What is being asked> Write out the data again exactly, skipping every picture.

Source data>
Begin

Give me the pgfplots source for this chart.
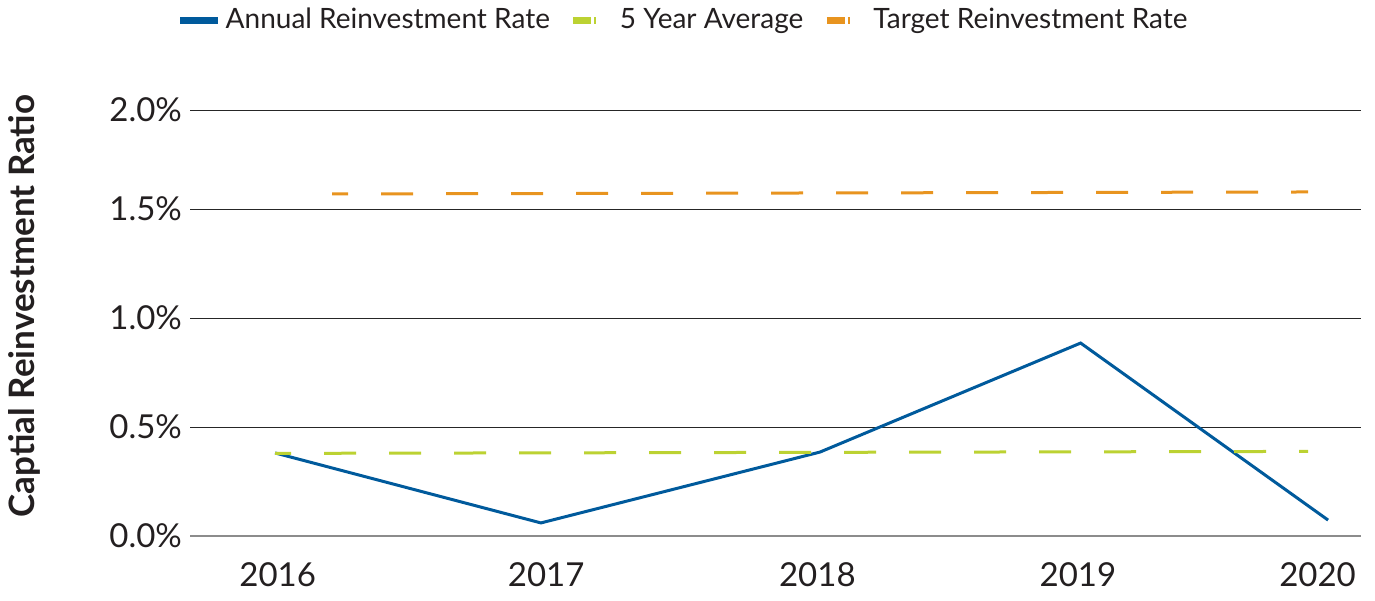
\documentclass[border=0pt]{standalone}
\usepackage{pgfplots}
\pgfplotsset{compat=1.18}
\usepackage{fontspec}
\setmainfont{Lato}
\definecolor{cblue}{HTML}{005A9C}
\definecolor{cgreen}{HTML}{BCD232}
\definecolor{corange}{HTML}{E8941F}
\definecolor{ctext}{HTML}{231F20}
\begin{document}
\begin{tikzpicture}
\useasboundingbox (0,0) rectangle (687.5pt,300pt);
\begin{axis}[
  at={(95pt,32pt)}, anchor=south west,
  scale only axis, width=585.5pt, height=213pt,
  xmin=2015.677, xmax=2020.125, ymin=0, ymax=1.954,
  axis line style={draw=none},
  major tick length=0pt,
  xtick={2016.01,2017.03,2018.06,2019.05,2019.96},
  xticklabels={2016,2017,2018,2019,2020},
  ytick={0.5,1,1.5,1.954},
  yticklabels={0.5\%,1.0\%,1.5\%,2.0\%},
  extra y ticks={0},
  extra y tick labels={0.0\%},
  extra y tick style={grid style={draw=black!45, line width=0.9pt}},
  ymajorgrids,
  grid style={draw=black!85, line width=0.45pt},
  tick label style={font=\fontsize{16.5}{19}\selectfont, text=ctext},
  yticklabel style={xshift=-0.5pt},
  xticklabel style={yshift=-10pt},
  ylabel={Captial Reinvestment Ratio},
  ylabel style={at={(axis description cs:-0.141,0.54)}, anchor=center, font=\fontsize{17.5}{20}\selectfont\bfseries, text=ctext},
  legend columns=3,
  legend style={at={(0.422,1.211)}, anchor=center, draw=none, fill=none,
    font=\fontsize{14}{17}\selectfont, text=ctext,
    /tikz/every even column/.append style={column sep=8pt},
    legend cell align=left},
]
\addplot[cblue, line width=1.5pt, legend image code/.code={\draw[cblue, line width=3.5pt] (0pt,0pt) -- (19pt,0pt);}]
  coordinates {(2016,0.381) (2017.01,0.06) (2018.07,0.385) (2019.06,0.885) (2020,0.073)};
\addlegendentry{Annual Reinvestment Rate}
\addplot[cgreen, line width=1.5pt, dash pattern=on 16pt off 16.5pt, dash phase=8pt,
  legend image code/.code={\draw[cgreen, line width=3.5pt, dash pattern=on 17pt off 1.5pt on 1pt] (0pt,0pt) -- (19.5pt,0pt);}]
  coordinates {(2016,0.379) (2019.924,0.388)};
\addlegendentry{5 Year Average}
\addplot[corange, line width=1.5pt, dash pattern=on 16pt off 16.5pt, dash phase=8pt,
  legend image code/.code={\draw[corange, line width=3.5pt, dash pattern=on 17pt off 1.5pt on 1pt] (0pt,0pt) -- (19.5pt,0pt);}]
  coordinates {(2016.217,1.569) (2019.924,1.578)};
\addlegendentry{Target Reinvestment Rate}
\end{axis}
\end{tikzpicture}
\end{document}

End

Output for this exercise>
Give me the pgfplots source for this chart.
\documentclass[border=0pt]{standalone}
\usepackage{pgfplots}
\pgfplotsset{compat=1.18}
\usepackage{fontspec}
\setmainfont{Lato}
\definecolor{cblue}{HTML}{005A9C}
\definecolor{cgreen}{HTML}{BCD232}
\definecolor{corange}{HTML}{E8941F}
\definecolor{ctext}{HTML}{231F20}
\begin{document}
\begin{tikzpicture}
\useasboundingbox (0,0) rectangle (687.5pt,300pt);
\begin{axis}[
  at={(95pt,32pt)}, anchor=south west,
  scale only axis, width=585.5pt, height=213pt,
  xmin=2015.677, xmax=2020.125, ymin=0, ymax=1.954,
  axis line style={draw=none},
  major tick length=0pt,
  xtick={2016.01,2017.03,2018.06,2019.05,2019.96},
  xticklabels={2016,2017,2018,2019,2020},
  ytick={0.5,1,1.5,1.954},
  yticklabels={0.5\%,1.0\%,1.5\%,2.0\%},
  extra y ticks={0},
  extra y tick labels={0.0\%},
  extra y tick style={grid style={draw=black!45, line width=0.9pt}},
  ymajorgrids,
  grid style={draw=black!85, line width=0.45pt},
  tick label style={font=\fontsize{16.5}{19}\selectfont, text=ctext},
  yticklabel style={xshift=-0.5pt},
  xticklabel style={yshift=-10pt},
  ylabel={Captial Reinvestment Ratio},
  ylabel style={at={(axis description cs:-0.141,0.54)}, anchor=center, font=\fontsize{17.5}{20}\selectfont\bfseries, text=ctext},
  legend columns=3,
  legend style={at={(0.422,1.211)}, anchor=center, draw=none, fill=none,
    font=\fontsize{14}{17}\selectfont, text=ctext,
    /tikz/every even column/.append style={column sep=8pt},
    legend cell align=left},
]
\addplot[cblue, line width=1.5pt, legend image code/.code={\draw[cblue, line width=3.5pt] (0pt,0pt) -- (19pt,0pt);}]
  coordinates {(2016,0.381) (2017.01,0.06) (2018.07,0.385) (2019.06,0.885) (2020,0.073)};
\addlegendentry{Annual Reinvestment Rate}
\addplot[cgreen, line width=1.5pt, dash pattern=on 16pt off 16.5pt, dash phase=8pt,
  legend image code/.code={\draw[cgreen, line width=3.5pt, dash pattern=on 17pt off 1.5pt on 1pt] (0pt,0pt) -- (19.5pt,0pt);}]
  coordinates {(2016,0.379) (2019.924,0.388)};
\addlegendentry{5 Year Average}
\addplot[corange, line width=1.5pt, dash pattern=on 16pt off 16.5pt, dash phase=8pt,
  legend image code/.code={\draw[corange, line width=3.5pt, dash pattern=on 17pt off 1.5pt on 1pt] (0pt,0pt) -- (19.5pt,0pt);}]
  coordinates {(2016.217,1.569) (2019.924,1.578)};
\addlegendentry{Target Reinvestment Rate}
\end{axis}
\end{tikzpicture}
\end{document}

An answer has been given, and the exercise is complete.